Following an earnings beat that pushed the company's stock higher in after-hours Wednesday, Iger announced plans to reduce its workforce by 7,000 employees and cut costs by $5.5 billion.
The layoffs will affect about 3% of Disney's 220,000 employees.
The reduction plan will include no-content costs of about $2.5 billion and cost-cutting of $3 billion from its budget for movies and TV shows.
The reform will affect all three companywide business units, including Disney Entertainment, ESPN and Disney Parks, Experiences, and Products. Iger said about $1 billion in savings are already underway in its push for efficiency and that streaming remained Disney's top priority.
EARNINGS RESULTS
In response to slowing subscriber growth and increased competition for streaming viewers, Disney became the latest media company to announce staff layoffs.
Earlier on Wednesday, the company reported its first quarterly decrease for its Disney+ streaming service, which lost more than $1 billion. Subscribers to the network declined by 1% in the quarter to 161.8 million.
While losses more than doubled from a year earlier, the results were than management had forecast three months ago.
Meanwhile, Disney reported first-quarter revenue of $23.51 billion, up 8% year-over-year, beating Street estimates of about $23.4 billion.
The direct-to-consumer business saw revenues for the quarter climb 13% to $5.3 billion. However, operating losses widened to between $0.5 billion and $1.1 billion, driven by the "higher loss at Disney+ and decreased results at Hulu."
NOW WHAT
Mr. Iger is under pressure to achieve profitability for its streaming business in fiscal 2024. The segment has lost more than $9 billion since it launched in 2019, having spent heavily on content to attract subscribers.
Thus, the new structure makes good on Iger's promise to restore decision-making to the company's creative leaders, who will determine what movies and series to make and how they will distribute and market the content.

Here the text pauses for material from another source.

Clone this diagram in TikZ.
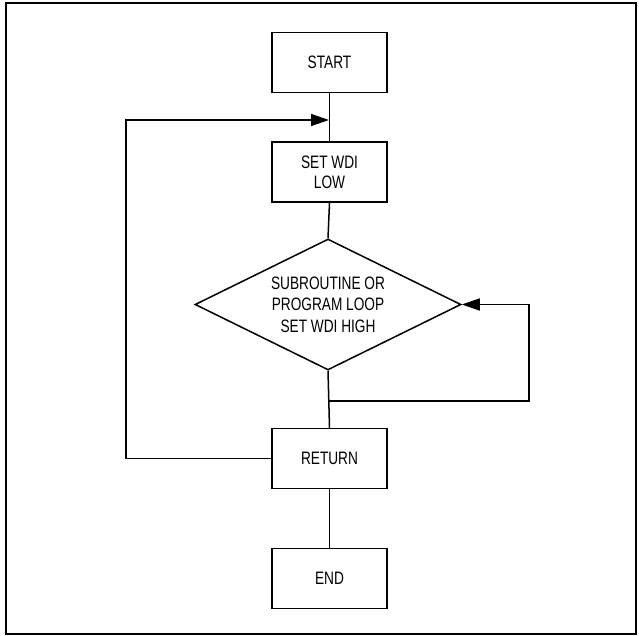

Another significant decision Disney faces is whether and when to buy the remaining one-third stake in Hulu, owned by Comcast Corp.'s NBCUniversal whether to spin off the sports network ESPN.
However, on a conference call with analysts, Disney said it has no plans to spin off ESPN - a possibility that Iger said was studied but rejected in his absence.
Disney shares rose 4.7% to $117.22 in after-hours trading.